### Recorded information

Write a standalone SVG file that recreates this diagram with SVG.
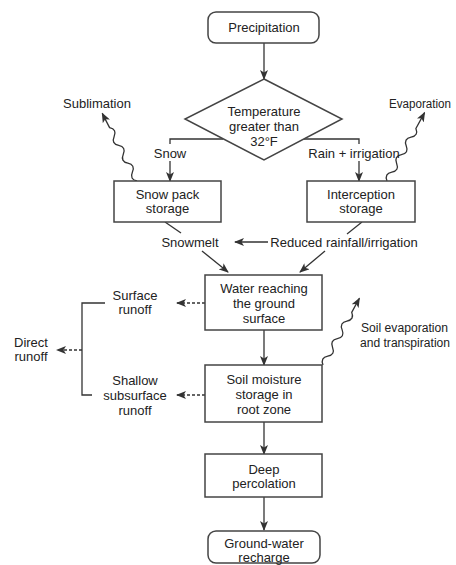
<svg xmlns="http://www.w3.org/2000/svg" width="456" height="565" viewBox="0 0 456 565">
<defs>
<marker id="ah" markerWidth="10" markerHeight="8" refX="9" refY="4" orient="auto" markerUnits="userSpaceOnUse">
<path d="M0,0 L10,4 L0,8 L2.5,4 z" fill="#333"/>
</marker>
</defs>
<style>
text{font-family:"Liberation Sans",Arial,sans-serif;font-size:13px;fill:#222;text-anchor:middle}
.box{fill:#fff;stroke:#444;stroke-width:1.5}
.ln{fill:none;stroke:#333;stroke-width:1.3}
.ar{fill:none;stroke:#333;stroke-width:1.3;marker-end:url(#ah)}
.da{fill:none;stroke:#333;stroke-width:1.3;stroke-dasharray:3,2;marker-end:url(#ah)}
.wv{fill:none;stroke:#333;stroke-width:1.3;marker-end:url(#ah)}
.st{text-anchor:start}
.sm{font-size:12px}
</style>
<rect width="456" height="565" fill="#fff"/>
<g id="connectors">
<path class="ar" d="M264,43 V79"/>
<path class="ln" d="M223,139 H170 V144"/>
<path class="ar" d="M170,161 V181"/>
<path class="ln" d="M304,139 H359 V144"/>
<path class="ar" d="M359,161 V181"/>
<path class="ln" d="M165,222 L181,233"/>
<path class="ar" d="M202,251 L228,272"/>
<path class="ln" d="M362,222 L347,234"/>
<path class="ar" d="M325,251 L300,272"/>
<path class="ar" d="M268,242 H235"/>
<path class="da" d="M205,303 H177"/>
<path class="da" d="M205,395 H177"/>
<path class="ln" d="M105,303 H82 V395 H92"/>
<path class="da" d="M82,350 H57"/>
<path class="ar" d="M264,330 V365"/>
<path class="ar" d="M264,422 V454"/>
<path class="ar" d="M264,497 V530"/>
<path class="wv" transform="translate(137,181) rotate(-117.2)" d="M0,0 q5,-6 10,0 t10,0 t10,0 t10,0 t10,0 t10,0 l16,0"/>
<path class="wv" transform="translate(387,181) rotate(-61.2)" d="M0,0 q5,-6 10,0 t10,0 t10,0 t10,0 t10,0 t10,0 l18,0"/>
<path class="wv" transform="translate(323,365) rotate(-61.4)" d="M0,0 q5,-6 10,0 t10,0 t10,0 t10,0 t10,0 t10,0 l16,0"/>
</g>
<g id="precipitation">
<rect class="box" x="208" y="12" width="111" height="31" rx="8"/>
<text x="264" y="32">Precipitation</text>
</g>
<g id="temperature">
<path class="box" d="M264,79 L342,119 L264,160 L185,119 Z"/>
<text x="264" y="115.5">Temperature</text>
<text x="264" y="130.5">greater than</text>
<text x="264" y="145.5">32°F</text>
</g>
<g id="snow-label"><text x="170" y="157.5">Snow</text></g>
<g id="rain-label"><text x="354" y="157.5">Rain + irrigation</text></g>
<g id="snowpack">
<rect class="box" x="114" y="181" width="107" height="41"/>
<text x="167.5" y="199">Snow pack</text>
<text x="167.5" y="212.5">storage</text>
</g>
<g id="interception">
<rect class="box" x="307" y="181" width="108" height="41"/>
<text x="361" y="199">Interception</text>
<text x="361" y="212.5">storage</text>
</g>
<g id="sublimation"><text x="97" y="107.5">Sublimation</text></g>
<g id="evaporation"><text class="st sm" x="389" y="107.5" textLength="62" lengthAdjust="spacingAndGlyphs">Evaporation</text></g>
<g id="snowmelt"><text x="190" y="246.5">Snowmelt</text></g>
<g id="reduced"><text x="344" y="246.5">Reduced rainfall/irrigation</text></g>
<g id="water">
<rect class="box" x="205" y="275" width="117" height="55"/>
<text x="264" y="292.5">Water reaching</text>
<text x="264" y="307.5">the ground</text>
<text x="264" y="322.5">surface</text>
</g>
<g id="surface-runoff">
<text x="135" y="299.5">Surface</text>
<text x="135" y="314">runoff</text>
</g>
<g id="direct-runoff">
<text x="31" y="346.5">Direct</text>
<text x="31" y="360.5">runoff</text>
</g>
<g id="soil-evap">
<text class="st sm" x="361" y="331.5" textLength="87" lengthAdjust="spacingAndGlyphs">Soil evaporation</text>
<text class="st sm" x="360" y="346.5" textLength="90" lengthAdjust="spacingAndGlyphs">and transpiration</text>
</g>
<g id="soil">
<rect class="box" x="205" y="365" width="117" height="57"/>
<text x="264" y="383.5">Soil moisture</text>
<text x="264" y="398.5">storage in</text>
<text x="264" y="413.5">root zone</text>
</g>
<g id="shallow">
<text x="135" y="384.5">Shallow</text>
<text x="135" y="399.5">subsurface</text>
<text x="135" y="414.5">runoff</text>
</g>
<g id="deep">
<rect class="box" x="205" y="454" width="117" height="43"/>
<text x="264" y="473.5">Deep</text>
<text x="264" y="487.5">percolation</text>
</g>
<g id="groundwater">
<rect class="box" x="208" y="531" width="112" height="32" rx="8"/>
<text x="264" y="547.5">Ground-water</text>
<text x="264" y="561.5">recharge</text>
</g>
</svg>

######

:: What to work on ::
Repeat the material above word for word and skip every image in it.

:: Written answer ::
Write a standalone SVG file that recreates this diagram with SVG.
<svg xmlns="http://www.w3.org/2000/svg" width="456" height="565" viewBox="0 0 456 565">
<defs>
<marker id="ah" markerWidth="10" markerHeight="8" refX="9" refY="4" orient="auto" markerUnits="userSpaceOnUse">
<path d="M0,0 L10,4 L0,8 L2.5,4 z" fill="#333"/>
</marker>
</defs>
<style>
text{font-family:"Liberation Sans",Arial,sans-serif;font-size:13px;fill:#222;text-anchor:middle}
.box{fill:#fff;stroke:#444;stroke-width:1.5}
.ln{fill:none;stroke:#333;stroke-width:1.3}
.ar{fill:none;stroke:#333;stroke-width:1.3;marker-end:url(#ah)}
.da{fill:none;stroke:#333;stroke-width:1.3;stroke-dasharray:3,2;marker-end:url(#ah)}
.wv{fill:none;stroke:#333;stroke-width:1.3;marker-end:url(#ah)}
.st{text-anchor:start}
.sm{font-size:12px}
</style>
<rect width="456" height="565" fill="#fff"/>
<g id="connectors">
<path class="ar" d="M264,43 V79"/>
<path class="ln" d="M223,139 H170 V144"/>
<path class="ar" d="M170,161 V181"/>
<path class="ln" d="M304,139 H359 V144"/>
<path class="ar" d="M359,161 V181"/>
<path class="ln" d="M165,222 L181,233"/>
<path class="ar" d="M202,251 L228,272"/>
<path class="ln" d="M362,222 L347,234"/>
<path class="ar" d="M325,251 L300,272"/>
<path class="ar" d="M268,242 H235"/>
<path class="da" d="M205,303 H177"/>
<path class="da" d="M205,395 H177"/>
<path class="ln" d="M105,303 H82 V395 H92"/>
<path class="da" d="M82,350 H57"/>
<path class="ar" d="M264,330 V365"/>
<path class="ar" d="M264,422 V454"/>
<path class="ar" d="M264,497 V530"/>
<path class="wv" transform="translate(137,181) rotate(-117.2)" d="M0,0 q5,-6 10,0 t10,0 t10,0 t10,0 t10,0 t10,0 l16,0"/>
<path class="wv" transform="translate(387,181) rotate(-61.2)" d="M0,0 q5,-6 10,0 t10,0 t10,0 t10,0 t10,0 t10,0 l18,0"/>
<path class="wv" transform="translate(323,365) rotate(-61.4)" d="M0,0 q5,-6 10,0 t10,0 t10,0 t10,0 t10,0 t10,0 l16,0"/>
</g>
<g id="precipitation">
<rect class="box" x="208" y="12" width="111" height="31" rx="8"/>
<text x="264" y="32">Precipitation</text>
</g>
<g id="temperature">
<path class="box" d="M264,79 L342,119 L264,160 L185,119 Z"/>
<text x="264" y="115.5">Temperature</text>
<text x="264" y="130.5">greater than</text>
<text x="264" y="145.5">32°F</text>
</g>
<g id="snow-label"><text x="170" y="157.5">Snow</text></g>
<g id="rain-label"><text x="354" y="157.5">Rain + irrigation</text></g>
<g id="snowpack">
<rect class="box" x="114" y="181" width="107" height="41"/>
<text x="167.5" y="199">Snow pack</text>
<text x="167.5" y="212.5">storage</text>
</g>
<g id="interception">
<rect class="box" x="307" y="181" width="108" height="41"/>
<text x="361" y="199">Interception</text>
<text x="361" y="212.5">storage</text>
</g>
<g id="sublimation"><text x="97" y="107.5">Sublimation</text></g>
<g id="evaporation"><text class="st sm" x="389" y="107.5" textLength="62" lengthAdjust="spacingAndGlyphs">Evaporation</text></g>
<g id="snowmelt"><text x="190" y="246.5">Snowmelt</text></g>
<g id="reduced"><text x="344" y="246.5">Reduced rainfall/irrigation</text></g>
<g id="water">
<rect class="box" x="205" y="275" width="117" height="55"/>
<text x="264" y="292.5">Water reaching</text>
<text x="264" y="307.5">the ground</text>
<text x="264" y="322.5">surface</text>
</g>
<g id="surface-runoff">
<text x="135" y="299.5">Surface</text>
<text x="135" y="314">runoff</text>
</g>
<g id="direct-runoff">
<text x="31" y="346.5">Direct</text>
<text x="31" y="360.5">runoff</text>
</g>
<g id="soil-evap">
<text class="st sm" x="361" y="331.5" textLength="87" lengthAdjust="spacingAndGlyphs">Soil evaporation</text>
<text class="st sm" x="360" y="346.5" textLength="90" lengthAdjust="spacingAndGlyphs">and transpiration</text>
</g>
<g id="soil">
<rect class="box" x="205" y="365" width="117" height="57"/>
<text x="264" y="383.5">Soil moisture</text>
<text x="264" y="398.5">storage in</text>
<text x="264" y="413.5">root zone</text>
</g>
<g id="shallow">
<text x="135" y="384.5">Shallow</text>
<text x="135" y="399.5">subsurface</text>
<text x="135" y="414.5">runoff</text>
</g>
<g id="deep">
<rect class="box" x="205" y="454" width="117" height="43"/>
<text x="264" y="473.5">Deep</text>
<text x="264" y="487.5">percolation</text>
</g>
<g id="groundwater">
<rect class="box" x="208" y="531" width="112" height="32" rx="8"/>
<text x="264" y="547.5">Ground-water</text>
<text x="264" y="561.5">recharge</text>
</g>
</svg>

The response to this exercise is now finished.